TASK TO COMPLETE>
Below is some material; set it all down exactly, apart from the pictures.

DATA LINES>
****

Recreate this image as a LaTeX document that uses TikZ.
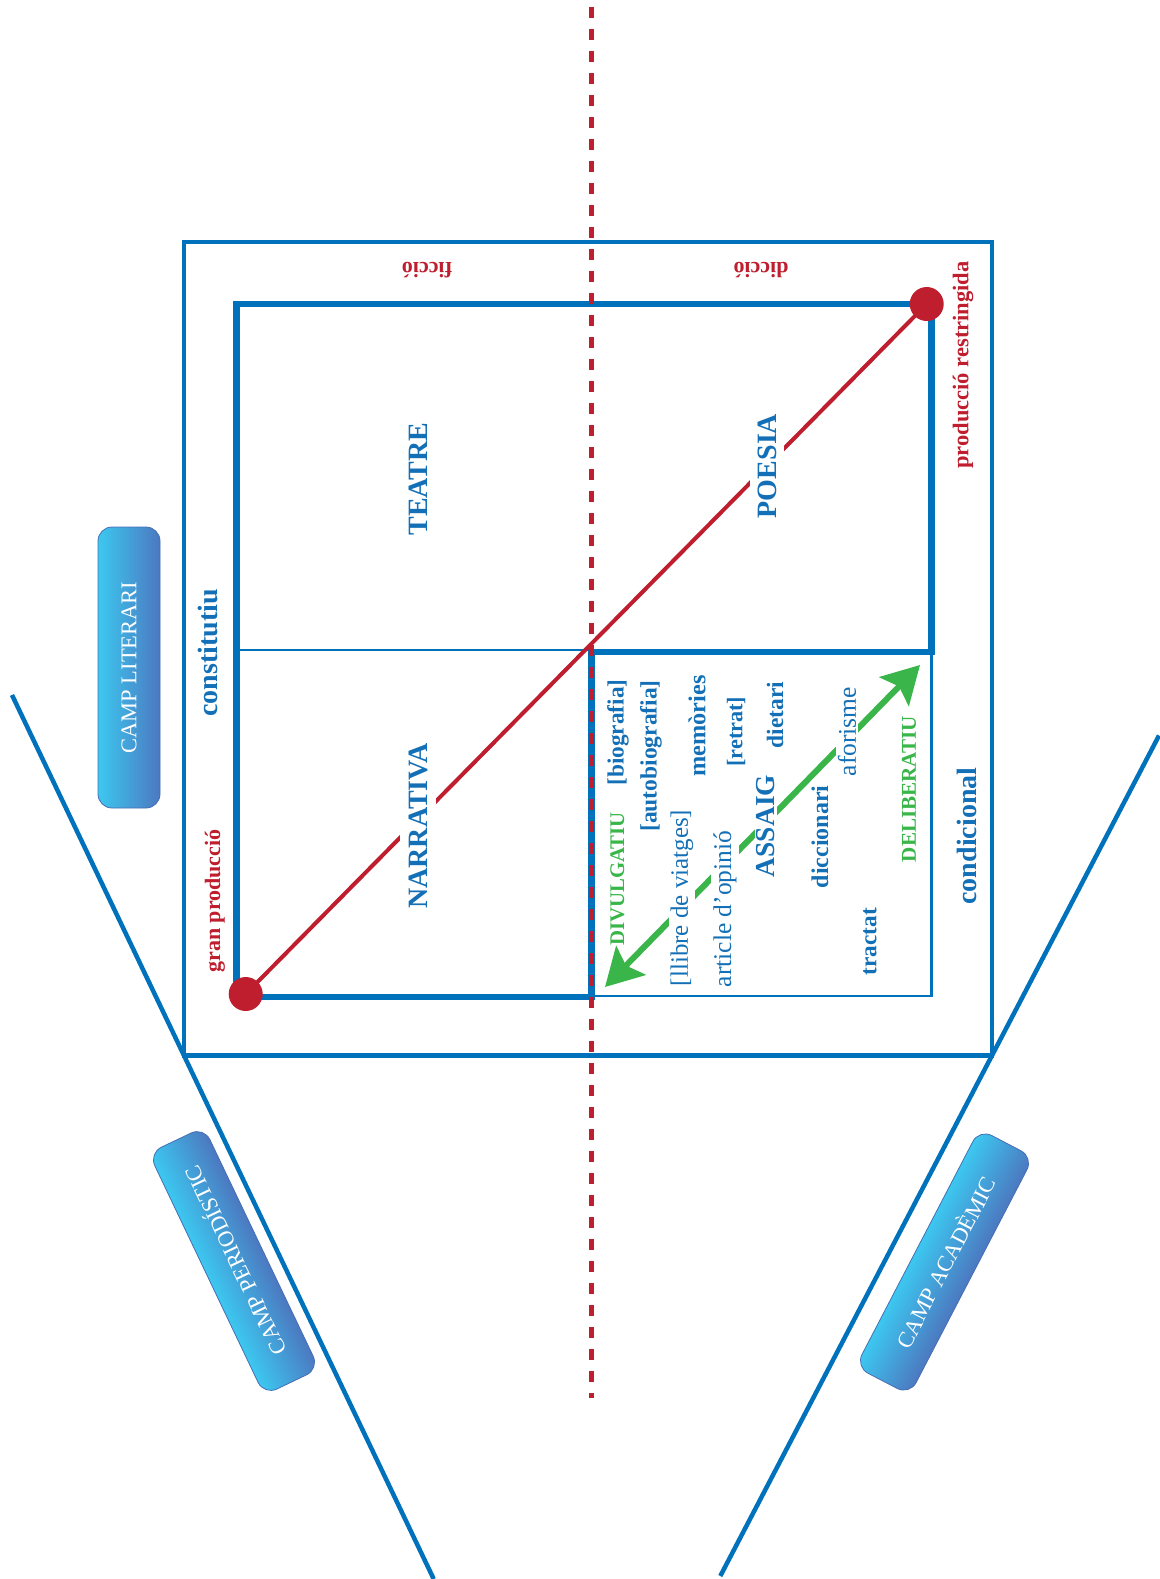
\documentclass[tikz,border=0pt]{standalone}
\usepackage{fontspec}
\setmainfont{Liberation Serif}
\usetikzlibrary{arrows.meta}
\definecolor{cblue}{RGB}{0,114,188}
\definecolor{tblue}{RGB}{20,112,182}
\definecolor{cred}{RGB}{190,30,45}
\definecolor{cgreen}{RGB}{57,181,74}
\definecolor{boxlight}{RGB}{60,200,240}
\definecolor{boxdark}{RGB}{76,120,192}
\definecolor{boxedge}{RGB}{70,110,180}
\newcommand\setfs[1]{\fontsize{#1}{#1}\selectfont}
\begin{document}
\begin{tikzpicture}[x=1pt,y=-1pt,
  thickblue/.style={draw=cblue, line width=6.5pt, line join=miter},
  thinblue/.style={draw=cblue, line width=2.5pt},
  outerblue/.style={draw=cblue, line width=4.5pt},
  redline/.style={draw=cred, line width=4pt},
  reddash/.style={draw=cred, line width=5pt, dash pattern=on 11pt off 11pt},
  garrow/.style={draw=cgreen, line width=6pt, {Stealth[length=37pt,width=41pt,inset=7pt]}-{Stealth[length=37pt,width=41pt,inset=7pt]}},
  reddot/.style={circle, fill=cred, minimum size=34pt, inner sep=0pt},
  btxt/.style={text=tblue, font=\bfseries\setfs{#1}, inner sep=0pt},
  rtxt/.style={text=tblue, font=\setfs{#1}, inner sep=0pt},
  redtxt/.style={text=cred, font=\bfseries\setfs{#1}, inner sep=0pt},
  gtxt/.style={text=cgreen, font=\bfseries\setfs{#1}, inner sep=0pt},
  campbox/.style={rounded corners=14pt, draw=boxedge, line width=0.8pt,
    top color=boxlight, bottom color=boxdark,
    text=white, font=\setfs{22.5},
    minimum width=268pt, minimum height=61pt, inner sep=0pt}
]
\useasboundingbox (0,0) rectangle (1159,1579);

% field lines
\coordinate (L1) at (12,695);
\coordinate (L2) at (433.7,1579);
\coordinate (R1) at (1159,735.5);
\coordinate (R2) at (720.3,1576);
\draw[outerblue] (L1) -- (L2);
\draw[outerblue] (R1) -- (R2);

% outer rectangle
\draw[outerblue] (184,242) rectangle (992,1055.5);

% thin lines
\draw[thinblue] (236.5,650) -- (591.5,650);
\draw[thinblue] (591.5,996) -- (931.5,996) -- (931.5,652);

% thick shape
\draw[thickblue] (236.5,304) -- (931.5,304) -- (931.5,652) -- (591.5,652) -- (591.5,997) -- (236.5,997) -- cycle;

% red diagonal
\coordinate (dA) at (245.7,994);
\coordinate (dB) at (926.7,304);
\draw[redline] (dA) -- (dB);

% green arrow
\coordinate (gA) at (605,987);
\coordinate (gB) at (920,665);
\draw[garrow] (gA) -- (gB);

% boxes
\begin{scope}[transform canvas={shift={(129,667.5)}, rotate=90}]
\node[campbox, minimum width=281pt, minimum height=62pt] (lit) at (0,0) {CAMP LITERARI};
\end{scope}
\begin{scope}[transform canvas={shift={(234,1261)}, rotate=115.5}]
\node[campbox] (per) at (0,0) {CAMP PERIODÍSTIC};
\end{scope}
\begin{scope}[transform canvas={shift={(944.5,1262)}, rotate=62.5}]
\node[campbox] (aca) at (0,0) {CAMP ACADÈMIC};
\end{scope}

% red labels
\node[redtxt=22, rotate=180] (fic) at (427,270) {ficció};
\node[redtxt=22, rotate=180] (dic) at (761,270) {dicció};
\node[redtxt=22.5, rotate=90] (pr) at (963,365) {producció restringida};
\node[redtxt=22, rotate=90] (gp) at (215,901) {gran producció};

% blue labels
\node[btxt=28, rotate=90] (cons) at (208,653) {constitutiu};
\node[btxt=28, rotate=90] (cond) at (967,836) {condicional};
\node[btxt=28, rotate=90] (tea) at (418,479) {TEATRE};
\node[btxt=28, rotate=90, fill=white, inner sep=8pt] (poe) at (767,466) {POESIA};
\node[btxt=28, rotate=90, fill=white, inner sep=9pt] (nar) at (418,826) {NARRATIVA};

% assaig region
\node[btxt=23.3, rotate=90] (bio) at (618,732.5) {[biografia]};
\node[btxt=23.5, rotate=90] (abio) at (651,756) {[autobiografia]};
\node[btxt=24.3, rotate=90] (mem) at (697,726) {memòries};
\node[btxt=22.3, rotate=90] (ret) at (736,731.7) {[retrat]};
\node[btxt=23.5, rotate=90] (die) at (775,715) {dietari};
\node[rtxt=25.5, rotate=90, fill=white, inner sep=2pt] (afo) at (847,731.7) {aforisme};
\node[rtxt=25, rotate=90, fill=white, inner sep=2pt] (lli) at (682,898) {[llibre de viatges]};
\node[rtxt=25.5, rotate=90, fill=white, inner sep=2pt] (art) at (725,909) {article d’opinió};
\node[btxt=27.4, rotate=90, fill=white, inner sep=2pt] (ass) at (766,826) {ASSAIG};
\node[btxt=24, rotate=90] (dicc) at (820,836.7) {diccionari};
\node[btxt=23.3, rotate=90] (tra) at (870,941.7) {tractat};
\node[gtxt=20.8, rotate=90] (div) at (617.3,879) {DIVULGATIU};
\node[gtxt=21.1, rotate=90] (del) at (909,789) {DELIBERATIU};

% red dashed axis
\coordinate (V1) at (591.7,7);
\coordinate (V2) at (591.7,1398);
\draw[reddash] (V1) -- (V2);

% dots
\node[reddot] (pA) at (dA) {};
\node[reddot] (pB) at (dB) {};
\end{tikzpicture}
\end{document}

****

REPLY>
Recreate this image as a LaTeX document that uses TikZ.
\documentclass[tikz,border=0pt]{standalone}
\usepackage{fontspec}
\setmainfont{Liberation Serif}
\usetikzlibrary{arrows.meta}
\definecolor{cblue}{RGB}{0,114,188}
\definecolor{tblue}{RGB}{20,112,182}
\definecolor{cred}{RGB}{190,30,45}
\definecolor{cgreen}{RGB}{57,181,74}
\definecolor{boxlight}{RGB}{60,200,240}
\definecolor{boxdark}{RGB}{76,120,192}
\definecolor{boxedge}{RGB}{70,110,180}
\newcommand\setfs[1]{\fontsize{#1}{#1}\selectfont}
\begin{document}
\begin{tikzpicture}[x=1pt,y=-1pt,
  thickblue/.style={draw=cblue, line width=6.5pt, line join=miter},
  thinblue/.style={draw=cblue, line width=2.5pt},
  outerblue/.style={draw=cblue, line width=4.5pt},
  redline/.style={draw=cred, line width=4pt},
  reddash/.style={draw=cred, line width=5pt, dash pattern=on 11pt off 11pt},
  garrow/.style={draw=cgreen, line width=6pt, {Stealth[length=37pt,width=41pt,inset=7pt]}-{Stealth[length=37pt,width=41pt,inset=7pt]}},
  reddot/.style={circle, fill=cred, minimum size=34pt, inner sep=0pt},
  btxt/.style={text=tblue, font=\bfseries\setfs{#1}, inner sep=0pt},
  rtxt/.style={text=tblue, font=\setfs{#1}, inner sep=0pt},
  redtxt/.style={text=cred, font=\bfseries\setfs{#1}, inner sep=0pt},
  gtxt/.style={text=cgreen, font=\bfseries\setfs{#1}, inner sep=0pt},
  campbox/.style={rounded corners=14pt, draw=boxedge, line width=0.8pt,
    top color=boxlight, bottom color=boxdark,
    text=white, font=\setfs{22.5},
    minimum width=268pt, minimum height=61pt, inner sep=0pt}
]
\useasboundingbox (0,0) rectangle (1159,1579);

% field lines
\coordinate (L1) at (12,695);
\coordinate (L2) at (433.7,1579);
\coordinate (R1) at (1159,735.5);
\coordinate (R2) at (720.3,1576);
\draw[outerblue] (L1) -- (L2);
\draw[outerblue] (R1) -- (R2);

% outer rectangle
\draw[outerblue] (184,242) rectangle (992,1055.5);

% thin lines
\draw[thinblue] (236.5,650) -- (591.5,650);
\draw[thinblue] (591.5,996) -- (931.5,996) -- (931.5,652);

% thick shape
\draw[thickblue] (236.5,304) -- (931.5,304) -- (931.5,652) -- (591.5,652) -- (591.5,997) -- (236.5,997) -- cycle;

% red diagonal
\coordinate (dA) at (245.7,994);
\coordinate (dB) at (926.7,304);
\draw[redline] (dA) -- (dB);

% green arrow
\coordinate (gA) at (605,987);
\coordinate (gB) at (920,665);
\draw[garrow] (gA) -- (gB);

% boxes
\begin{scope}[transform canvas={shift={(129,667.5)}, rotate=90}]
\node[campbox, minimum width=281pt, minimum height=62pt] (lit) at (0,0) {CAMP LITERARI};
\end{scope}
\begin{scope}[transform canvas={shift={(234,1261)}, rotate=115.5}]
\node[campbox] (per) at (0,0) {CAMP PERIODÍSTIC};
\end{scope}
\begin{scope}[transform canvas={shift={(944.5,1262)}, rotate=62.5}]
\node[campbox] (aca) at (0,0) {CAMP ACADÈMIC};
\end{scope}

% red labels
\node[redtxt=22, rotate=180] (fic) at (427,270) {ficció};
\node[redtxt=22, rotate=180] (dic) at (761,270) {dicció};
\node[redtxt=22.5, rotate=90] (pr) at (963,365) {producció restringida};
\node[redtxt=22, rotate=90] (gp) at (215,901) {gran producció};

% blue labels
\node[btxt=28, rotate=90] (cons) at (208,653) {constitutiu};
\node[btxt=28, rotate=90] (cond) at (967,836) {condicional};
\node[btxt=28, rotate=90] (tea) at (418,479) {TEATRE};
\node[btxt=28, rotate=90, fill=white, inner sep=8pt] (poe) at (767,466) {POESIA};
\node[btxt=28, rotate=90, fill=white, inner sep=9pt] (nar) at (418,826) {NARRATIVA};

% assaig region
\node[btxt=23.3, rotate=90] (bio) at (618,732.5) {[biografia]};
\node[btxt=23.5, rotate=90] (abio) at (651,756) {[autobiografia]};
\node[btxt=24.3, rotate=90] (mem) at (697,726) {memòries};
\node[btxt=22.3, rotate=90] (ret) at (736,731.7) {[retrat]};
\node[btxt=23.5, rotate=90] (die) at (775,715) {dietari};
\node[rtxt=25.5, rotate=90, fill=white, inner sep=2pt] (afo) at (847,731.7) {aforisme};
\node[rtxt=25, rotate=90, fill=white, inner sep=2pt] (lli) at (682,898) {[llibre de viatges]};
\node[rtxt=25.5, rotate=90, fill=white, inner sep=2pt] (art) at (725,909) {article d’opinió};
\node[btxt=27.4, rotate=90, fill=white, inner sep=2pt] (ass) at (766,826) {ASSAIG};
\node[btxt=24, rotate=90] (dicc) at (820,836.7) {diccionari};
\node[btxt=23.3, rotate=90] (tra) at (870,941.7) {tractat};
\node[gtxt=20.8, rotate=90] (div) at (617.3,879) {DIVULGATIU};
\node[gtxt=21.1, rotate=90] (del) at (909,789) {DELIBERATIU};

% red dashed axis
\coordinate (V1) at (591.7,7);
\coordinate (V2) at (591.7,1398);
\draw[reddash] (V1) -- (V2);

% dots
\node[reddot] (pA) at (dA) {};
\node[reddot] (pB) at (dB) {};
\end{tikzpicture}
\end{document}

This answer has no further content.